New Today: While Mortals Sleep by Kurt Vonnegut

Late last year when the editors of January Magazine were musing about the ten most anticipated books of 2011, While Mortals Sleep (Delacorte) was high on the list. I would have gone further: I would have called it one of my must read books of the year. And why? For that stellar, questioning, much missed voice.

While I looked forward to reading this new collection, I did not have high hopes for it. While Mortals Sleep collects 16 early Vonnegut short stories, all unpublished. And when you hear a thing like that, you tend to wonder about the reason.

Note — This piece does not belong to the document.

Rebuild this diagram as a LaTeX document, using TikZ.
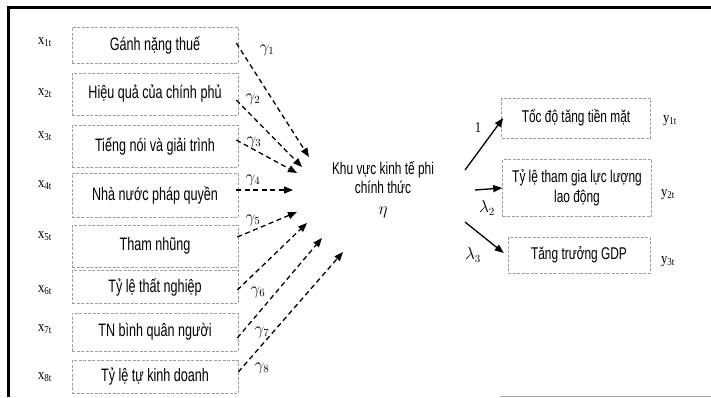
\documentclass[tikz,border=0pt]{standalone}
\usepackage{fontspec}
\setmainfont{Liberation Sans}[FakeStretch=0.7]
\newfontfamily\serifx{Liberation Serif}[FakeStretch=0.85]
\usetikzlibrary{arrows.meta,calc}
\begin{document}
\begin{tikzpicture}[x=1pt,y=-1pt,
  lbox/.style={draw=gray!75, dash pattern=on 3pt off 1.5pt, line width=0.6pt,
    minimum width=166pt, minimum height=36pt, inner sep=0pt, align=center,
    font=\fontsize{18}{20}\selectfont},
  rbox/.style={draw=gray!75, dash pattern=on 3pt off 1.5pt, line width=0.6pt,
    minimum width=149pt, minimum height=40pt, inner sep=0pt, align=center,
    font=\fontsize{17}{20}\selectfont},
  xlab/.style={font=\serifx\fontsize{15}{17}\selectfont, inner sep=0pt},
  glab/.style={font=\fontsize{16}{18}\selectfont, inner sep=0pt},
  darr/.style={line width=1.3pt, dash pattern=on 5pt off 3.5pt,
    -{Triangle[length=9pt,width=7pt]}},
  sarr/.style={line width=1.3pt, -{Triangle[length=9pt,width=7pt]}}
]
\useasboundingbox (0,0) rectangle (711,397);
% frame
\draw[line width=3pt] (8,397) -- (8,7) -- (711,7);
\draw[line width=1pt, gray!70] (500,396) -- (711,396);

% left boxes
\node[lbox] (b1) at (155,45) {Gánh nặng thuế};
\node[lbox, minimum height=42pt] (b2) at (155,94) {Hiệu quả của chính phủ};
\node[lbox, minimum height=42pt] (b3) at (155,146) {Tiếng nói và giải trình};
\node[lbox, minimum height=44pt] (b4) at (155,195) {Nhà nước pháp quyền};
\node[lbox, minimum height=42pt] (b5) at (155,246) {Tham nhũng};
\node[lbox, minimum height=33pt] (b6) at (155,287) {Tỷ lệ thất nghiệp};
\node[lbox, minimum height=38pt] (b7) at (155,332) {TN bình quân người};
\node[lbox, minimum height=33pt] (b8) at (155,377) {Tỷ lệ tự kinh doanh};

% x labels
\node[xlab] (x1) at (45,42) {x\textsubscript{1t}};
\node[xlab] (x2) at (45,93) {x\textsubscript{2t}};
\node[xlab] (x3) at (45,136) {x\textsubscript{3t}};
\node[xlab] (x4) at (45,185) {x\textsubscript{4t}};
\node[xlab] (x5) at (45,236) {x\textsubscript{5t}};
\node[xlab] (x6) at (45,290) {x\textsubscript{6t}};
\node[xlab] (x7) at (45,329) {x\textsubscript{7t}};
\node[xlab] (x8) at (45,377) {x\textsubscript{8t}};

% centre
\node[align=center, font=\fontsize{17}{19}\selectfont, inner sep=1pt] (eta) at (383,190)
  {Khu vực kinh tế phi\\chính thức\\[2pt]$\eta$};

% arrow end points
\coordinate (e1) at (309,157);
\coordinate (e2) at (302,167);
\coordinate (e3) at (297,173);
\coordinate (e4) at (293,190);
\coordinate (e5) at (297,212);
\coordinate (e6) at (307,223);
\coordinate (e7) at (322,238);
\coordinate (e8) at (343,252);

\draw[darr] ($(b1.east)+(-2,-2)$) -- (e1);
\draw[darr] ($(b2.east)+(-2,6)$) -- (e2);
\draw[darr] ($(b3.east)+(-2,-6)$) -- (e3);
\draw[darr] ($(b4.east)+(-2,-5)$) -- (e4);
\draw[darr] ($(b5.east)+(-1,-9)$) -- (e5);
\draw[darr] ($(b6.east)+(-1,3)$) -- (e6);
\draw[darr] ($(b7.east)+(-1,6)$) -- (e7);
\draw[darr] ($(b8.east)+(0,-5)$) -- (e8);

\node[glab] (g1) at (267,50) {$\gamma_{1}$};
\node[glab] (g2) at (253,99) {$\gamma_{2}$};
\node[glab] (g3) at (254,142) {$\gamma_{3}$};
\node[glab] (g4) at (253,180) {$\gamma_{4}$};
\node[glab] (g5) at (253,220) {$\gamma_{5}$};
\node[glab] (g6) at (258,292) {$\gamma_{6}$};
\node[glab] (g7) at (262,332) {$\gamma_{7}$};
\node[glab] (g8) at (262,368) {$\gamma_{8}$};

% right boxes
\node[rbox] (r1) at (576,118) {Tốc độ tăng tiền mặt};
\node[rbox, minimum height=57pt] (r2) at (577,188) {Tỷ lệ tham gia lực lượng\\lao động};
\node[rbox, minimum width=142pt, minimum height=36pt] (r3) at (579,255) {Tăng trưởng GDP};

\node[xlab] (y1) at (670,121) {y\textsubscript{1t}};
\node[xlab] (y2) at (668,195) {y\textsubscript{2t}};
\node[xlab] (y3) at (668,262) {y\textsubscript{3t}};

\coordinate (s1) at (465,170);
\coordinate (s2) at (475,190);
\coordinate (s3) at (465,222);
\draw[sarr] (s1) -- ($(r1.west)+(2,0)$);
\draw[sarr] (s2) -- (r2.west);
\draw[sarr] (s3) -- ($(r3.west)+(-4,-2)$);

\node[glab, font=\serifx\fontsize{15}{17}\selectfont] (l1) at (478,128) {1};
\node[glab] (l2) at (487,208) {$\lambda_{2}$};
\node[glab] (l3) at (473,255) {$\lambda_{3}$};
\end{tikzpicture}
\end{document}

It was a pleasant surprise to find I really enjoyed most of what is collected here. Viewed in the context of the body of the author’s work, one wouldn’t need a date to place thse stories as proto-Vonnegut. They were written for publication at a time when the young writer was trying to make his living at his craft and selling stories to Collier’s and The Saturday Evening Post. These 16, however, never made the cut. As Dave Eggers points out in a foreword, “the way [Vonnegut] wrote at the time was influenced a certain amount by what he knew these publications wanted.” For whatever reasons, though, they didn’t want these. Again from the foreword:
These are what might be called mousetrap stories. This was once a popular ... form. But you don’t see it much anymore. We’re now in an age of what might be called photorealistic stories. What we have with most contemporary short stories is a realism, a naturalism, that gives us roughly what a photographer gives us.
But that’s not what Vonnegut was after at the time:
A mousetrap story exists to trick or trap the reader. It moves the reader along, through the complex (but not too complex) machinery of the story, until the end, when the cage is sprung and the reader is trapped.
This is a lighter, gentler Vonnegut than fans of novels like Slaughterhouse Five and Cat’s Cradle will expect. While Mortals Sleep lacks the gritty darkness of the novels but, as Eggers points out, the stories in this collection have the “bright-eyed clarity of a young man just beginning to understand the workings of the world.”